In the four-year development programme to bring the new Lumina SS Ute to reality GM Australia took a significant step forward in that the Lumina SS Ute early engineering programme was based totally on virtual safety tests rather than actual hardware tests. This did away with the need for pre-production mules and prototype crash test units to be used in physical tests in the early stage allowing for a much more efficient and cost effective early development cycle.

Advanced virtual tools were used to simulate upwards of 1 500 model-specific barrier type virtual crash tests. The accuracy of this process is now such that it was possible to do away with physical tests until the immediate pre-production phase when a comprehensive set of actual crash tests was conducted to substantiate the results of the virtual crash tests.

The process was aided by the significant amount of data available from the Lumina sedan test programme. For the Lumina Ute additional areas of focus were the vehicle’s performance in side and rear impact scenarios. Additional research was also done on frontal impact performance.

The physical crash test routine for the Lumina SS Ute involved five actual barrier crash tests; one frontal, two side-on, and two rear-end tests. The rear impact barrier test, which assesses the integrity of the fuel tank in a severe crash, is a particularly severe one that is conducted to a standard adopted for all GM vehicles globally.

A large percentage of high strength steel is used in the body construction of the Lumina Ute for optimised structural rigidity and sectional efficiency. Advanced type, and ultra-high strength steels, are used extensively in the side structure to protect against intrusion and deformation in the event of a collision. Defined load paths in the chassis provide protection in the event of frontal, side, and rear-end impacts by channelling crash energy away from the passenger area.

Adaptive Occupant Restraint

An adaptive occupant restraint system is featured on the Lumina SS Ute. This system includes dual-stage front airbags together with front seatbelt pre-tensioners and load limiters. The driver and passenger airbags inflate in two stages depending on the severity of the impact and the respective positions of the seats.
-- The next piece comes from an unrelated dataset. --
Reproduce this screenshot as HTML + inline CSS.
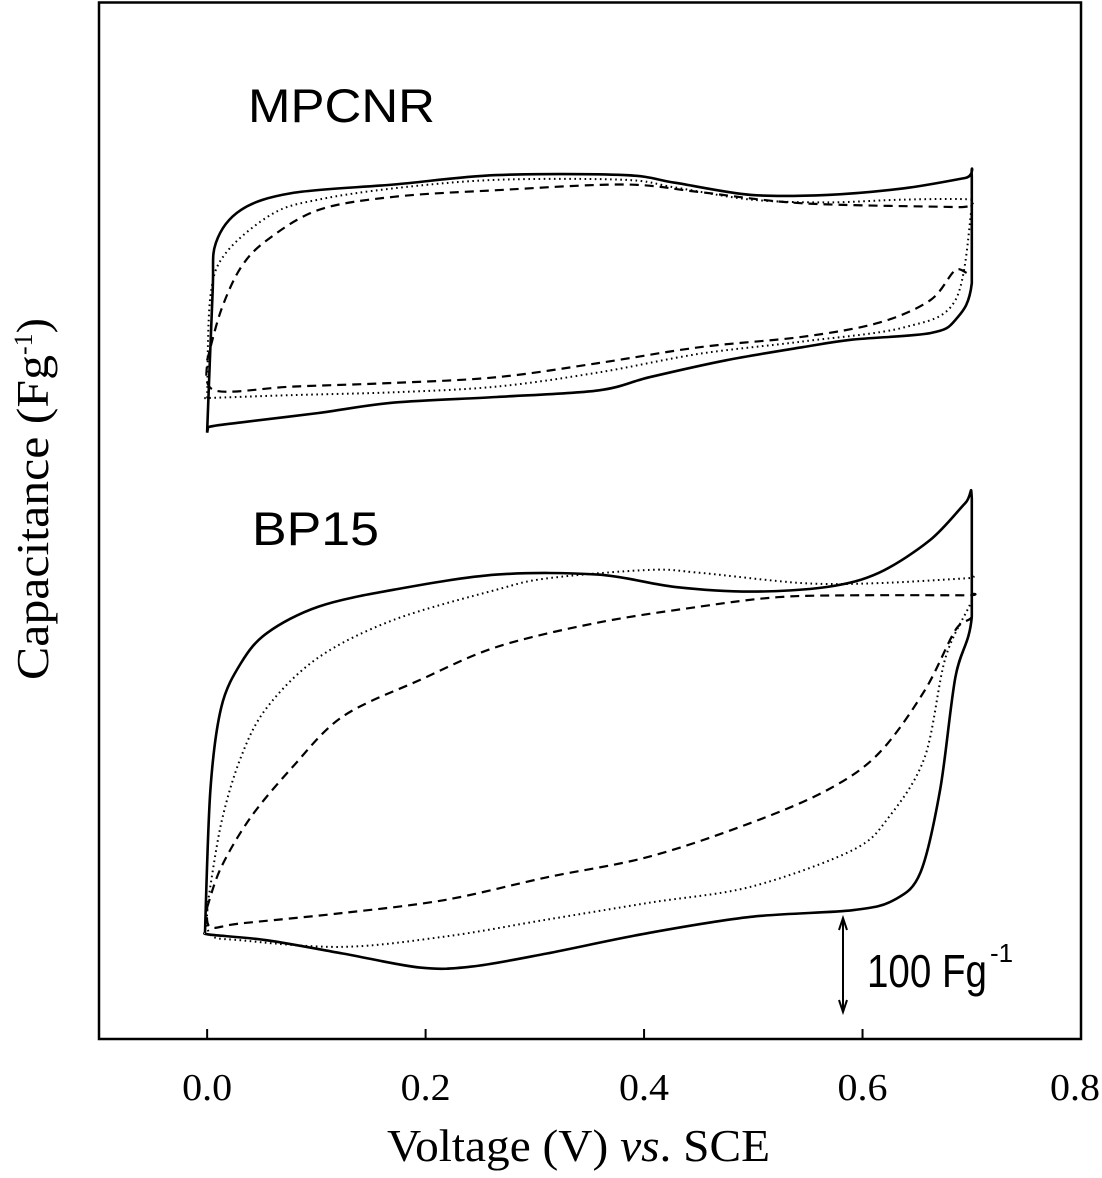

The design of the door trim profile has been optimised to provide the best possible side impact protection. To help protect against lower limb injuries to the driver in a severe impact the brake pedal is designed to break away when the release mechanism is triggered by an intrusion into the pedal area. When an intrusion into the pedal area occurs, the brackets of the brake pedal mount will bow outwards allowing the pedal itself to decouple from the mount.

A sliding intermediate shaft is fitted to the steering column to assist in preventing the transfer of engine movement into the steering column. A calibrated ride-down mechanism directs any movement in the column away from the driver in the event of a crash impact.


Power for the Lumina SS Ute comes from a 6.0 litre Chevrolet Generation IV alloy block engine. Maximum power is 270 kW @ 5700 r/min (up 10 kW on the previous model) and peak torque is 530 Nm @ 4400 r/min (up 20 Nm on the previous model). Rear-wheel-drive is via either a six-speed manual transmission or a six-speed automatic transmission with Active Select.

A tap up / tap down function is provided on the automatic transmission. This is activated when the shift lever is moved sideways into the ‘tap gate’, an action that also changes the shift pattern into sports mode. Gear changes can then be initiated by tapping the lever either up or down in the gate. If the lever is left untouched gear shifts will be automatic but the sports shift pattern will be adopted.

When the sports mode is first selected the transmission will shift down one gear in anticipation of the driver requesting a more responsive reaction. Electronic control of the transmission allows for engine braking and for 2nd and 3rd gear starts when tap mode is selected.